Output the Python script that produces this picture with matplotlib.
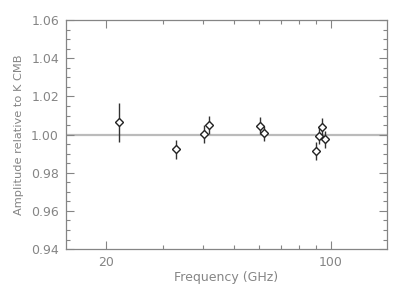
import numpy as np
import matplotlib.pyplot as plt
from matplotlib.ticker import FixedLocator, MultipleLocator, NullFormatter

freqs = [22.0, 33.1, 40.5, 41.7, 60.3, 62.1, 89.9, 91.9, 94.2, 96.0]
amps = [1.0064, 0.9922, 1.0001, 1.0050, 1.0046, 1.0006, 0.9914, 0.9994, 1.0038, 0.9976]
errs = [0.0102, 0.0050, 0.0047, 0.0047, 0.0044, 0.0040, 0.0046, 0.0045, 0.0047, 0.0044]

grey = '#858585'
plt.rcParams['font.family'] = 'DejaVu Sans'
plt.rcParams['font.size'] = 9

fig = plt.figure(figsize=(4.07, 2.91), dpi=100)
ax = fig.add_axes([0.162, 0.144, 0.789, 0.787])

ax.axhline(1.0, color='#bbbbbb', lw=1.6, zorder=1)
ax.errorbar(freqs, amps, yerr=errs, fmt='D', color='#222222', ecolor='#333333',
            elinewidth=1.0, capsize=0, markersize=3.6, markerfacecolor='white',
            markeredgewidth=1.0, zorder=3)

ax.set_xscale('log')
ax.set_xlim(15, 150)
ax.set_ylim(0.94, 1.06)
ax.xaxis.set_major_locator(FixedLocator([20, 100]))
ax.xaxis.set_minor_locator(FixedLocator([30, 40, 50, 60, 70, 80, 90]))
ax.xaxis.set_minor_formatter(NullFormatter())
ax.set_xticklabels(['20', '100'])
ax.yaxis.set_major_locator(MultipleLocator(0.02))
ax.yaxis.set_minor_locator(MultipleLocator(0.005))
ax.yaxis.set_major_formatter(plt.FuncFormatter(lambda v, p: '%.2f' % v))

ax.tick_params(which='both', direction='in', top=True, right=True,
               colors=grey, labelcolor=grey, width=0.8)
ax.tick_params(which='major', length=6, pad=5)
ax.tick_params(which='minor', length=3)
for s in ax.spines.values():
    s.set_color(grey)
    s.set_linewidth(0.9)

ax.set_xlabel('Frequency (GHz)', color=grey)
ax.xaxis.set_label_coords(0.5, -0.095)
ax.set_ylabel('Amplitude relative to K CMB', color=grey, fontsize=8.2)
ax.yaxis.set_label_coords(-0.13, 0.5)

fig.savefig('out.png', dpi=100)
+++
**YOUR GOAL**
Quote, exactly and only, the lines from the first line of the data above through the line containing "v, p: '%.2f' % v))". The pictures do not belong in it.

**TASK OUTPUT**
Output the Python script that produces this picture with matplotlib.
import numpy as np
import matplotlib.pyplot as plt
from matplotlib.ticker import FixedLocator, MultipleLocator, NullFormatter

freqs = [22.0, 33.1, 40.5, 41.7, 60.3, 62.1, 89.9, 91.9, 94.2, 96.0]
amps = [1.0064, 0.9922, 1.0001, 1.0050, 1.0046, 1.0006, 0.9914, 0.9994, 1.0038, 0.9976]
errs = [0.0102, 0.0050, 0.0047, 0.0047, 0.0044, 0.0040, 0.0046, 0.0045, 0.0047, 0.0044]

grey = '#858585'
plt.rcParams['font.family'] = 'DejaVu Sans'
plt.rcParams['font.size'] = 9

fig = plt.figure(figsize=(4.07, 2.91), dpi=100)
ax = fig.add_axes([0.162, 0.144, 0.789, 0.787])

ax.axhline(1.0, color='#bbbbbb', lw=1.6, zorder=1)
ax.errorbar(freqs, amps, yerr=errs, fmt='D', color='#222222', ecolor='#333333',
            elinewidth=1.0, capsize=0, markersize=3.6, markerfacecolor='white',
            markeredgewidth=1.0, zorder=3)

ax.set_xscale('log')
ax.set_xlim(15, 150)
ax.set_ylim(0.94, 1.06)
ax.xaxis.set_major_locator(FixedLocator([20, 100]))
ax.xaxis.set_minor_locator(FixedLocator([30, 40, 50, 60, 70, 80, 90]))
ax.xaxis.set_minor_formatter(NullFormatter())
ax.set_xticklabels(['20', '100'])
ax.yaxis.set_major_locator(MultipleLocator(0.02))
ax.yaxis.set_minor_locator(MultipleLocator(0.005))
ax.yaxis.set_major_formatter(plt.FuncFormatter(lambda v, p: '%.2f' % v))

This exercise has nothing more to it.